Kenyan working in Jordan appeals for help to come back home

A Kenyan girl working as a domestic worker in Jordan has sent a distress call to her family, asking to be rescued from untold suffering at the hands of her employers.

Winny Adhiambo, 19, is working for Fatahallah Furniture in Amman. The address from google is P.O Box 10084 11151 Amman. She has been in Jordan for slightly over one year.

Adhiambo says all was well until eight months ago when the beatings began.

“The son of my boss wants to marry me by force and when I decline his overtures, he beats me up mercilessly,” Adhiambo wrote in a text message to her uncle, David Obar, who works in Mombasa. “His parents have told him not to beat me, but he has not stopped. A day hardly passes without being beaten by the boy,” she said.

However, Binds Bench, the company that recruited Adhiambo for the job in Nairobi, denied knowledge of the suffering and declined to give more information on their recruitment. “Just text me details of the person and what is happening there and we can take it from there,” a woman referred to as Hellen told The Standard, after referring us to the Ministry of Foreign Affairs.

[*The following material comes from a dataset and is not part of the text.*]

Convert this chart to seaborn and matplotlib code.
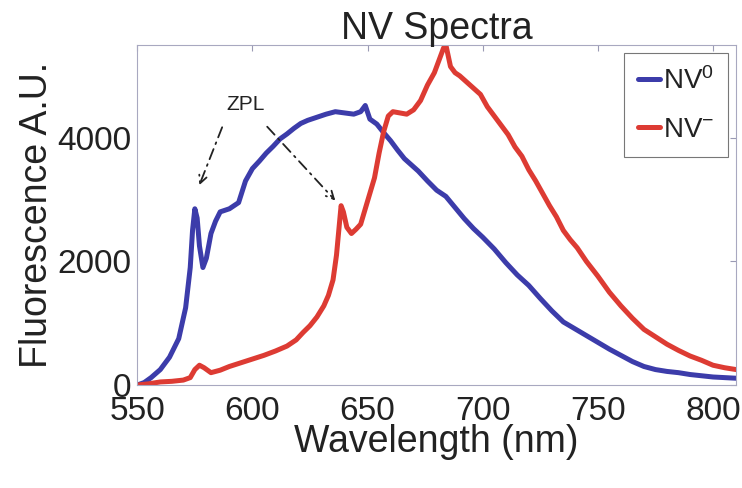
import pandas as pd
import numpy as np
import matplotlib
matplotlib.use("Agg")
import matplotlib.pyplot as plt
import seaborn as sns

#%% data
nv0_wl = [550, 553, 556, 560, 564, 568, 571, 573, 574, 575, 576, 577, 578.5, 580, 582, 584,
          586, 590, 594, 597, 600, 603, 606, 609, 612, 615, 618, 621, 624, 628, 632, 636,
          640, 644, 647, 649, 651, 654, 657, 660, 663, 666, 669, 672, 676, 680, 684, 688,
          692, 696, 700, 705, 710, 715, 720, 725, 730, 735, 740, 745, 750, 755, 760, 765,
          770, 775, 780, 785, 790, 795, 800, 805, 810]
nv0_counts = [0, 40, 120, 250, 450, 750, 1250, 1900, 2500, 2850, 2700, 2250, 1900, 2050, 2450, 2650,
              2800, 2850, 2950, 3300, 3500, 3620, 3750, 3860, 3980, 4060, 4150, 4230, 4280, 4330, 4380, 4420,
              4400, 4380, 4420, 4520, 4300, 4220, 4080, 3950, 3800, 3660, 3560, 3460, 3300, 3150, 3050, 2870,
              2690, 2530, 2390, 2200, 1980, 1780, 1610, 1400, 1200, 1020, 910, 800, 690, 580, 480, 380,
              300, 250, 220, 200, 170, 150, 130, 120, 110]

nvm_wl = [550, 555, 560, 565, 570, 573, 575, 577, 579, 582, 586, 590, 595, 600, 605, 610,
          615, 619, 622, 625, 628, 631, 633, 635, 636.5, 637.5, 638.5, 639.5, 641, 643, 645, 647,
          649, 651, 653, 655, 657, 659, 661, 664, 667, 670, 673, 676, 679, 681, 683, 684,
          686, 688, 690, 693, 696, 699, 702, 705, 708, 711, 714, 717, 720, 723, 726, 729,
          732, 735, 738, 741, 745, 750, 755, 760, 765, 770, 775, 780, 785, 790, 795, 800,
          805, 810]
nvm_counts = [0, 20, 50, 60, 80, 120, 250, 320, 280, 200, 240, 300, 360, 420, 480, 550,
              630, 730, 850, 960, 1100, 1280, 1450, 1700, 2100, 2500, 2900, 2800, 2550, 2450, 2520, 2600,
              2850, 3100, 3350, 3750, 4100, 4350, 4420, 4400, 4380, 4450, 4600, 4850, 5050, 5250, 5450, 5500,
              5150, 5050, 5000, 4900, 4800, 4700, 4500, 4350, 4200, 4050, 3850, 3700, 3480, 3300, 3100, 2900,
              2720, 2500, 2350, 2220, 2000, 1760, 1500, 1280, 1080, 900, 780, 660, 560, 470, 400, 320,
              280, 250]

series_labels = ['NV$^0$', 'NV$^{-}$']
x_ticks = [550, 600, 650, 700, 750, 800]
y_ticks = [0, 2000, 4000]

#%% organize
nv0 = pd.DataFrame({'wl': nv0_wl, 'counts': nv0_counts, 'state': series_labels[0]})
nvm = pd.DataFrame({'wl': nvm_wl, 'counts': nvm_counts, 'state': series_labels[1]})
spectra = pd.concat([nv0, nvm], ignore_index=True)

#%% plot
sns.set_style("white")
plt.rcParams['font.family'] = ['Liberation Sans', 'DejaVu Sans']
plt.rcParams['mathtext.fontset'] = 'custom'
plt.rcParams['mathtext.rm'] = 'Liberation Sans'
plt.rcParams['mathtext.it'] = 'Liberation Sans'

blue = '#3c3caa'
red = '#dd3b33'

fig, ax = plt.subplots(figsize=(7.42, 4.88), dpi=100)
fig.subplots_adjust(left=0.185, right=0.992, bottom=0.211, top=0.908)

sns.lineplot(data=spectra, x='wl', y='counts', hue='state', palette=[blue, red],
             linewidth=3.6, ax=ax, legend=False, estimator=None, sort=False)

ax.set_xlim(550, 810)
ax.set_ylim(0, 5500)
ax.set_xticks(x_ticks)
ax.set_yticks(y_ticks)
ax.tick_params(direction='in', length=4, width=0.8, colors='#9a9ab4', labelcolor='#222222',
               labelsize=24, top=True, right=True)
ax.tick_params(axis='x', pad=8)
ax.tick_params(axis='y', pad=4)
for s in ax.spines.values():
    s.set_color('#a8a8c0')
    s.set_linewidth(0.8)

ax.set_title('NV Spectra', fontsize=27, color='#222222', pad=4)
ax.set_xlabel('Wavelength (nm)', fontsize=27, color='#222222', labelpad=-2)
ax.set_ylabel('Fluorescence A.U.', fontsize=27, color='#222222', labelpad=2)

# ZPL annotation
ax.text(597, 4540, 'ZPL', fontsize=15, ha='center', va='center', color='#222222')
arrow_kw = dict(arrowstyle='->', linestyle=(0, (6, 3, 1, 3)), color='#222222', lw=1.3,
                mutation_scale=14)
ax.annotate('', xy=(576.5, 3190), xytext=(587.3, 4210), arrowprops=arrow_kw)
ax.annotate('', xy=(636.8, 2950), xytext=(605.6, 4210), arrowprops=arrow_kw)

handles = [plt.Line2D([], [], color=blue, lw=3.6), plt.Line2D([], [], color=red, lw=3.6)]
leg = ax.legend(handles, series_labels, loc='upper right', fontsize=20, handlelength=0.8,
                handletextpad=0.1, labelspacing=0.8, borderaxespad=0.3, fancybox=False,
                frameon=True, borderpad=0.5)
leg.get_frame().set_edgecolor('#555555')
leg.get_frame().set_linewidth(0.8)
for t in leg.get_texts():
    t.set_color('#222222')

fig.savefig('out.png', dpi=100)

“This is a powerful and rich family known all over Jordan. I cannot escape because if they find out, I will be dead,” she said, adding: “I don’t know whether I will return home if I don’t marry him. Communication is also a problem because the boy doesn’t speak English. If I speak English, he beats me up.”

“He doesn’t want anybody, particularly male workmates, to greet me. If they are caught talking to me, they are fired and then I am beaten up. I am tired,” she said.
“The boy is called Adnan Fatahallah. The family deals in golden furniture along Kadla Street. Look for the company that recruited me for this job to intervene,” she pleaded.

Adhiambo says her cellphone was confiscated, thus she borrows from other Kenyans.

“Meanwhile, kindly pray for me and others here. We are four Kenyans, but I am the one suffering the most,” she said. Obar appealed to the State to intervene. “This is an orphan and I  hope she will be rescued. Firms recruiting Kenyans for odd jobs in the Gulf should be reined in,” he said.